Openbox is nice, if a little dated by todays expectations of what a Window Manager should be. It's lightweight and based on the ideas of what Next Step should be as a spiritual successor.
It dates back to about the same time, when Next was still around and there were a few more clones, Openstep, Fluxbox, Afterstep, FVWM, Enlightenment etc... Some of them are around, some of the projects got dissolved. My first Linux install was Redhat 6.0 with Afterstep on PC many years ago now.
If you want to get a feel for what Nextstep might have been like if it were still around try Openbox, or Fluxbox. The good thing about both of them is that they're modular so you can install whatever dock, or menu, or anything else that you would like into it and have it look however you want.

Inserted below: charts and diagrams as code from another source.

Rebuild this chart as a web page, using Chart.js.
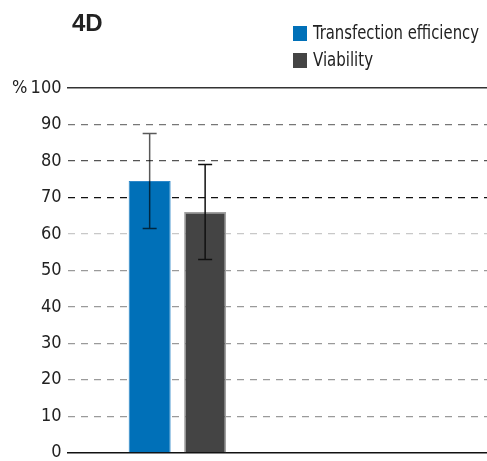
<!DOCTYPE html>
<html>
<head>
<meta charset="utf-8">
<script src="https://cdn.jsdelivr.net/npm/chart.js@4/dist/chart.umd.min.js"></script>
<style>
  body { margin: 0; background: #fff; overflow: hidden; }
  #wrap { width: 487px; height: 461px; overflow: hidden; }
</style>
</head>
<body>
<!-- canvas is a bit wider than the view: the plot runs past the right edge like the original -->
<div id="wrap"><canvas id="chart" width="507" height="461"></canvas></div>
<script>
const categories = ['', ''];
const seriesNames = ['Transfection efficiency', 'Viability'];
const efficiency = [74.5, null];
const viability = [66, null];
const efficiencyErr = [13, null];
const viabilityErr = [13, null];
const yTicks = [0, 10, 20, 30, 40, 50, 60, 70, 80, 90, 100];
const chartTitle = '4D';

const condensed = "'DejaVu Sans Condensed', 'Liberation Sans Narrow', sans-serif";
const narrow = "'Liberation Sans Narrow', 'DejaVu Sans Condensed', sans-serif";

// grid line colour per tick value
const gridColor = (ctx) => {
    const v = ctx.tick && ctx.tick.value;
    if (v === 0 || v === 100) return 'rgba(0,0,0,0)';
    if (v === 90) return '#777';
    if (v === 80) return '#555';
    if (v === 70) return '#111';
    if (v === 60) return '#c8c8c8';
    return '#9a9a9a';
};

const errorBars = {
    id: 'errorBars',
    afterDatasetsDraw(chart) {
        const ctx = chart.ctx;
        const y = chart.scales.y;
        chart.data.datasets.forEach((ds, di) => {
            const meta = chart.getDatasetMeta(di);
            ds.data.forEach((v, i) => {
                const err = ds.errors[i];
                if (v == null || err == null) return;
                const bar = meta.data[i];
                const top = y.getPixelForValue(v + err);
                const bot = y.getPixelForValue(v - err);
                ctx.save();
                ctx.strokeStyle = ds.errorColor;
                ctx.lineWidth = 1.5;
                ctx.beginPath();
                ctx.moveTo(bar.x, top);
                ctx.lineTo(bar.x, bot);
                ctx.moveTo(bar.x - 7, top);
                ctx.lineTo(bar.x + 7, top);
                ctx.moveTo(bar.x - 7, bot);
                ctx.lineTo(bar.x + 7, bot);
                ctx.stroke();
                ctx.restore();
            });
        });
    }
};

const titleAndLegend = {
    id: 'titleAndLegend',
    afterDraw(chart) {
        const ctx = chart.ctx;
        ctx.save();
        ctx.fillStyle = '#222';
        ctx.font = "bold 24px 'Liberation Sans', Arial, sans-serif";
        ctx.textBaseline = 'alphabetic';
        ctx.fillText(chartTitle, 72, 31);

        chart.data.datasets.forEach((ds, i) => {
            const y0 = 26 + i * 27;
            ctx.fillStyle = ds.backgroundColor;
            ctx.fillRect(293, y0, 14, 15);
            ctx.fillStyle = '#222';
            ctx.font = '20px ' + narrow;
            ctx.textBaseline = 'middle';
            ctx.fillText(ds.label, 313, y0 + 7.5, i === 0 ? 166 : 60);
        });
        ctx.restore();
    }
};

new Chart(document.getElementById('chart'), {
    type: 'bar',
    data: {
        labels: categories,
        datasets: [{
            label: seriesNames[0],
            data: efficiency,
            errors: efficiencyErr,
            errorColor: 'rgba(0,0,0,0.65)',
            backgroundColor: '#0070b8',
            borderColor: '#2d88c9',
            borderWidth: 1
        }, {
            label: seriesNames[1],
            data: viability,
            errors: viabilityErr,
            errorColor: '#111',
            backgroundColor: '#444444',
            borderColor: '#a0a0a0',
            borderWidth: 1.5
        }]
    },
    options: {
        responsive: false,
        animation: false,
        categoryPercentage: 0.505,
        barPercentage: 0.757,
        layout: { padding: { top: 88, left: 6, right: 0, bottom: 0 } },
        plugins: {
            legend: { display: false },
            tooltip: { enabled: false }
        },
        scales: {
            x: {
                ticks: { display: false },
                grid: { display: false, drawTicks: false },
                border: { display: true, color: '#111', width: 1.5 }
            },
            xTop: {
                position: 'top',
                ticks: { display: false },
                grid: { display: false, drawTicks: false },
                border: { display: true, color: '#333', width: 1.5 }
            },
            y: {
                min: 0,
                max: 100,
                afterBuildTicks: (scale) => {
                    scale.ticks = yTicks.map(v => ({ value: v }));
                },
                ticks: {
                    padding: 6,
                    color: '#222',
                    // small line height keeps the "0" label from pushing the plot up
                    font: { family: condensed, size: 18, lineHeight: 0.25 },
                    callback: (v) => v === 100 ? '%\u2009100' : v
                },
                grid: {
                    color: gridColor,
                    lineWidth: 1.2,
                    drawTicks: false
                },
                border: { display: false, dash: [7, 6] }
            }
        }
    },
    plugins: [errorBars, titleAndLegend]
});
</script>
</body>
</html>
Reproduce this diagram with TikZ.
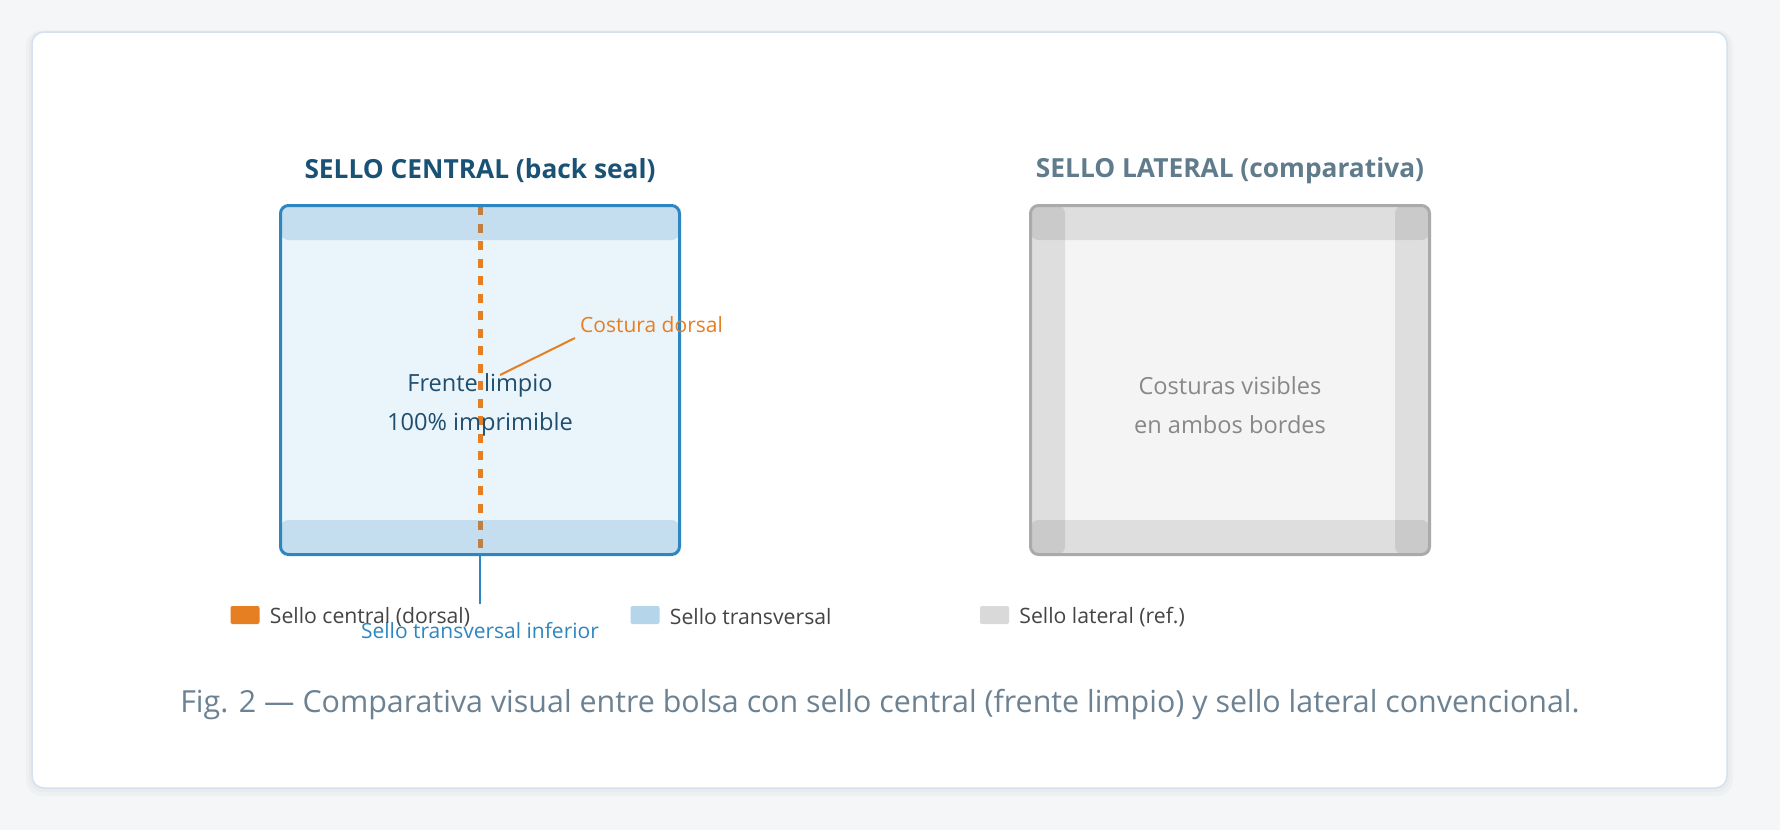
\documentclass[tikz,border=0pt]{standalone}
\usepackage{fontspec}
\setmainfont{Open Sans}
\usetikzlibrary{positioning}
\definecolor{pagebg}{HTML}{F4F6F8}
\definecolor{cardline}{HTML}{D5E1EC}
\definecolor{sealblue}{HTML}{2E86C1}
\definecolor{bagfill}{HTML}{EAF4FB}
\definecolor{seamorange}{HTML}{E67E22}
\definecolor{titleblue}{HTML}{1A5276}
\definecolor{textblue}{HTML}{1F4E6E}
\definecolor{titlegray}{HTML}{5F7B8C}
\definecolor{baggray}{HTML}{AAAAAA}
\definecolor{grayfill}{HTML}{F4F4F4}
\definecolor{graytext}{HTML}{888888}
\definecolor{keyblue}{HTML}{B5D5EA}
\definecolor{keygray}{HTML}{D9D9D9}
\definecolor{keytext}{HTML}{444444}
\definecolor{captiongray}{HTML}{6C8293}
\tikzset{>=stealth,
  bagtitle/.style={font=\bfseries\fontsize{26.3}{30}\selectfont, inner sep=0pt},
  bag/.style={line width=3pt, rounded corners=8pt, minimum width=399pt, minimum height=349pt, inner sep=0pt},
  band/.style={fill opacity=0.2, fill=sealblue},
  grayband/.style={fill opacity=0.085, fill=black},
  seam/.style={seamorange, line width=5pt, dash pattern=on 9pt off 8.5pt},
  bagtext/.style={align=center, font=\fontsize{23.6}{38.5}\selectfont, inner sep=0pt},
  keybox/.style={minimum width=29pt, minimum height=18pt, inner sep=0pt, rounded corners=2pt},
  keylabel/.style={font=\fontsize{21.2}{24}\selectfont, text=keytext, inner sep=0pt, anchor=west}
}
\begin{document}
\begin{tikzpicture}[x=1pt, y=-1pt]
    \useasboundingbox (0,0) rectangle (1780,830);
    \fill[pagebg] (0,0) rectangle (1780,830);
    \fill[black, opacity=0.025, rounded corners=16] (26,30) rectangle (1733,796);
    \fill[black, opacity=0.02, rounded corners=14] (29,31) rectangle (1730,792);
    \draw[cardline, line width=1.5pt, fill=white, rounded corners=12] (32,32) rectangle (1727,788);

    \node[bagtitle, text=titleblue] (ctitle) at (480,171) {SELLO CENTRAL (back seal)};
    \node[bagtitle, text=titlegray] (ltitle) at (1230,171) {SELLO LATERAL (comparativa)};

    \node[bag, draw=sealblue, fill=bagfill, path picture={
        \draw[seam] ([yshift=-0.5pt]path picture bounding box.north) -- ([yshift=7pt]path picture bounding box.south);
        \fill[band] (path picture bounding box.north west) rectangle ([yshift=-34.5pt]path picture bounding box.north east);
        \fill[band] (path picture bounding box.south west) rectangle ([yshift=34.5pt]path picture bounding box.south east);
    }] (central) at (480,380) {};
    \node[bag, draw=baggray, fill=grayfill, path picture={
        \fill[grayband] (path picture bounding box.north west) rectangle ([yshift=-34.5pt]path picture bounding box.north east);
        \fill[grayband] (path picture bounding box.south west) rectangle ([yshift=34.5pt]path picture bounding box.south east);
        \fill[grayband] (path picture bounding box.north west) rectangle ([xshift=34.5pt]path picture bounding box.south west);
        \fill[grayband] (path picture bounding box.north east) rectangle ([xshift=-34.5pt]path picture bounding box.south east);
    }] (lateral) at (1230,380) {};

    \node[bagtext, text=textblue] (frente) at (480,405) {Frente limpio\\100\% imprimible};
    \node[bagtext, text=graytext] (costuras) at (1230,405) {Costuras visibles\\en ambos bordes};

    \node[font=\fontsize{21}{24}\selectfont, text=seamorange, inner sep=0pt, anchor=west] (dorsal) at (580,325) {Costura dorsal};
    \coordinate (seamtip) at (500,375);
    \draw[seamorange, line width=2pt] ([shift={(-5,13)}]dorsal.west) -- (seamtip);

    \node[font=\fontsize{21}{24}\selectfont, text=sealblue, inner sep=0pt] (inferior) at (480,631) {Sello transversal inferior};
    \coordinate (infend) at (480,604);
    \draw[sealblue, line width=2pt] (central.south) -- (infend);

    \node[keybox, fill=seamorange] (keyA) at (245,615) {};
    \node[keylabel, right=10pt of keyA, yshift=-2pt] (keyAtext) {Sello central (dorsal)};
    \node[keybox, fill=keyblue] (keyB) at (645,615) {};
    \node[keylabel, right=10pt of keyB, yshift=-2pt] (keyBtext) {Sello transversal};
    \node[keybox, fill=keygray] (keyC) at (994.5,615) {};
    \node[keylabel, right=10pt of keyC, yshift=-2pt] (keyCtext) {Sello lateral (ref.)};

    \node[font=\fontsize{30.4}{34}\selectfont, text=captiongray, inner sep=0pt] (caption) at (880,705) {Fig. 2 — Comparativa visual entre bolsa con sello central (frente limpio) y sello lateral convencional.};
\end{tikzpicture}
\end{document}
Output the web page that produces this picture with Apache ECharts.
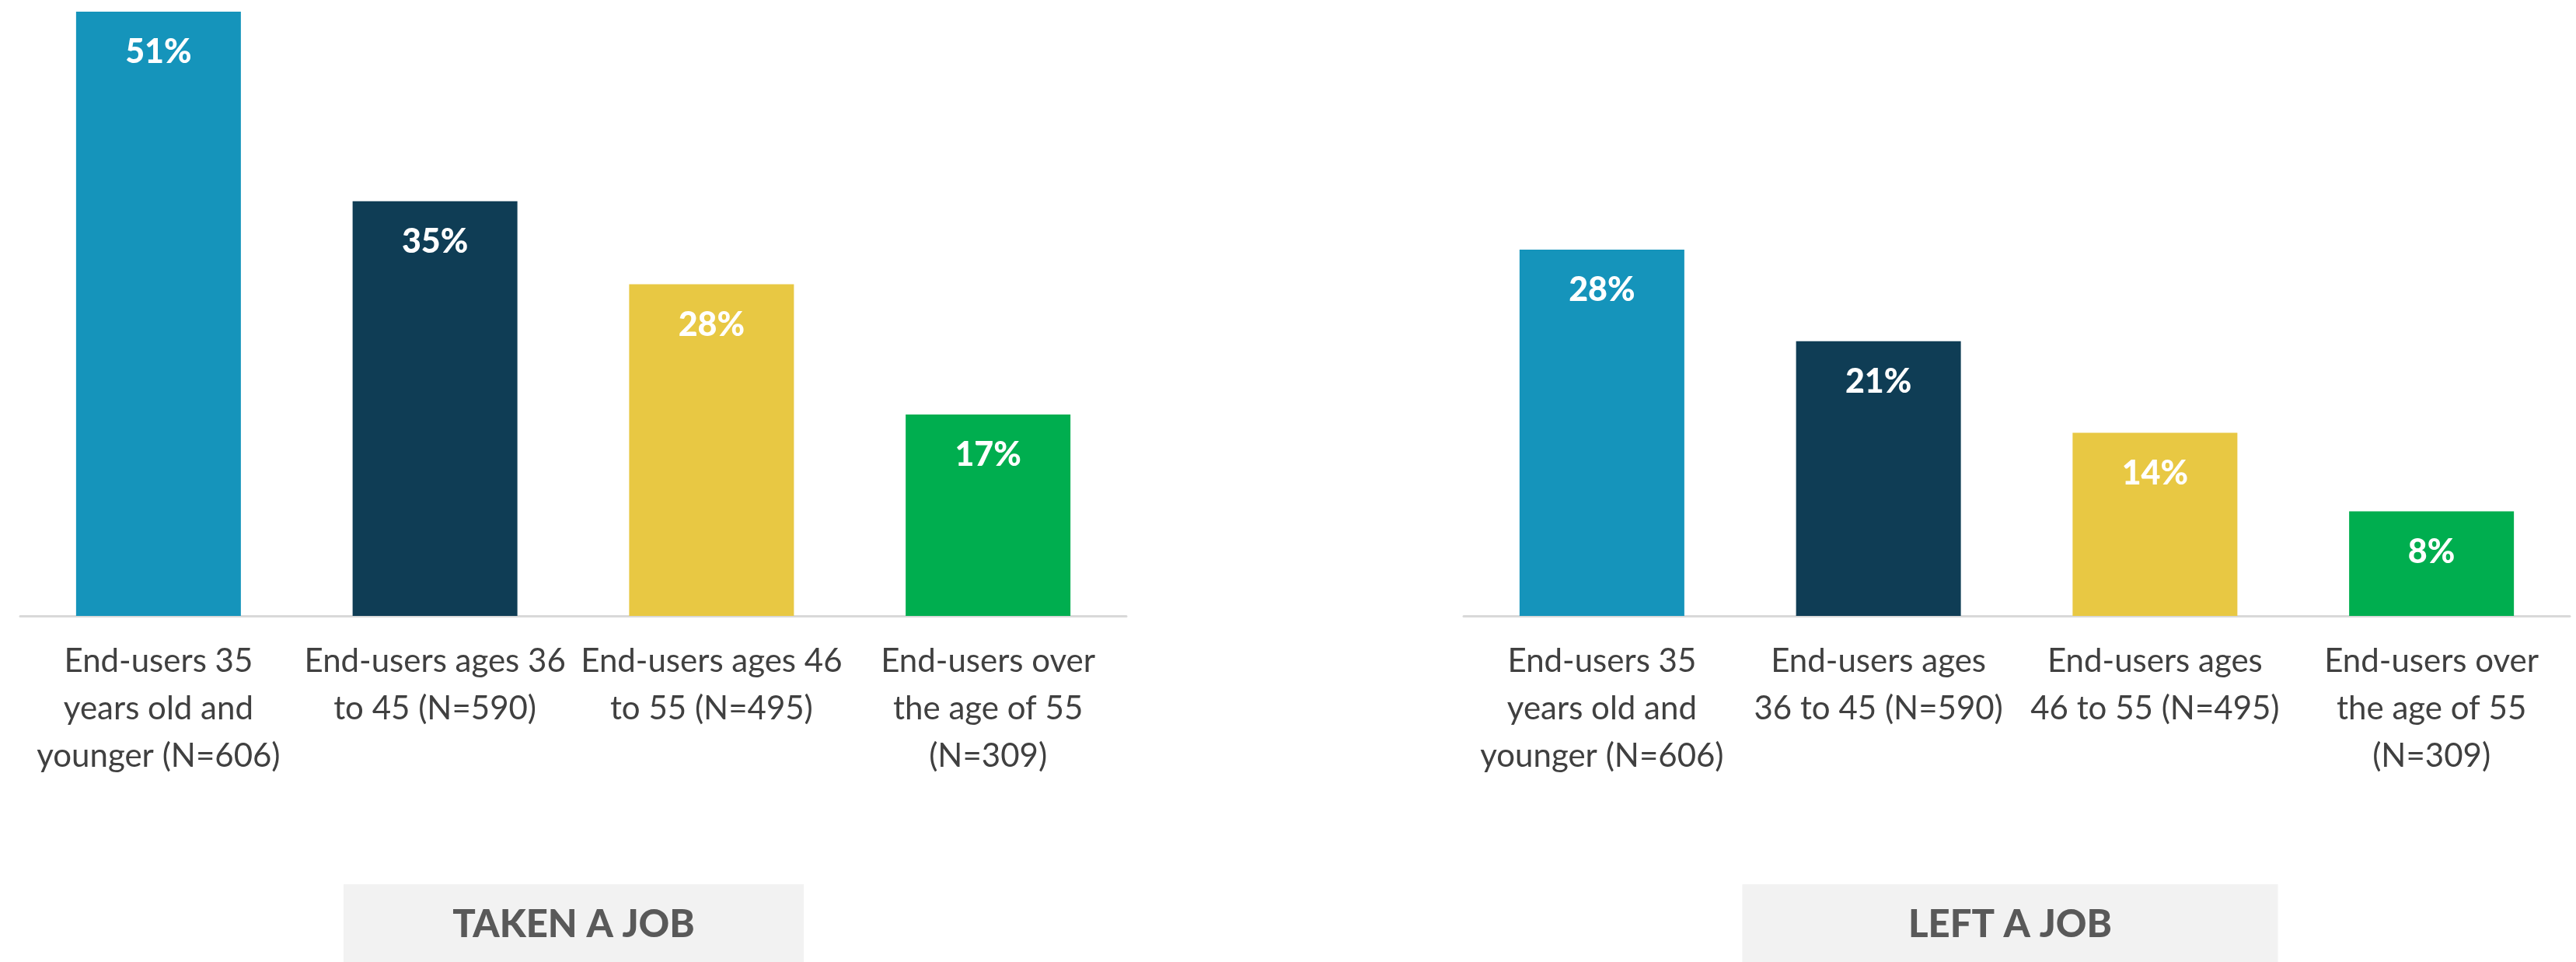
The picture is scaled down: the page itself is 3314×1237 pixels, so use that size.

For something lightweight that is OS X like you can try Openbox with Cairo Dock 2D as a dock replacement and Gnome Panel as an Apple Menu replacement that crosses between the OS9 and OS X style Apple menu, or just Gnome panel if you want something more like OS 9. That shouldn't take up to many resources.
The biggest issue I've ever found with Linux on PPC is video card driver support, no, software support or lack there of is not so much the issue. For older video cards there is a real lack of decent video card drivers. The open source drivers really don't provide the hardware support one would expect which makes it a hard platform to use for anything other than software necessity in 2012.
For basic tasks you will still do OK though.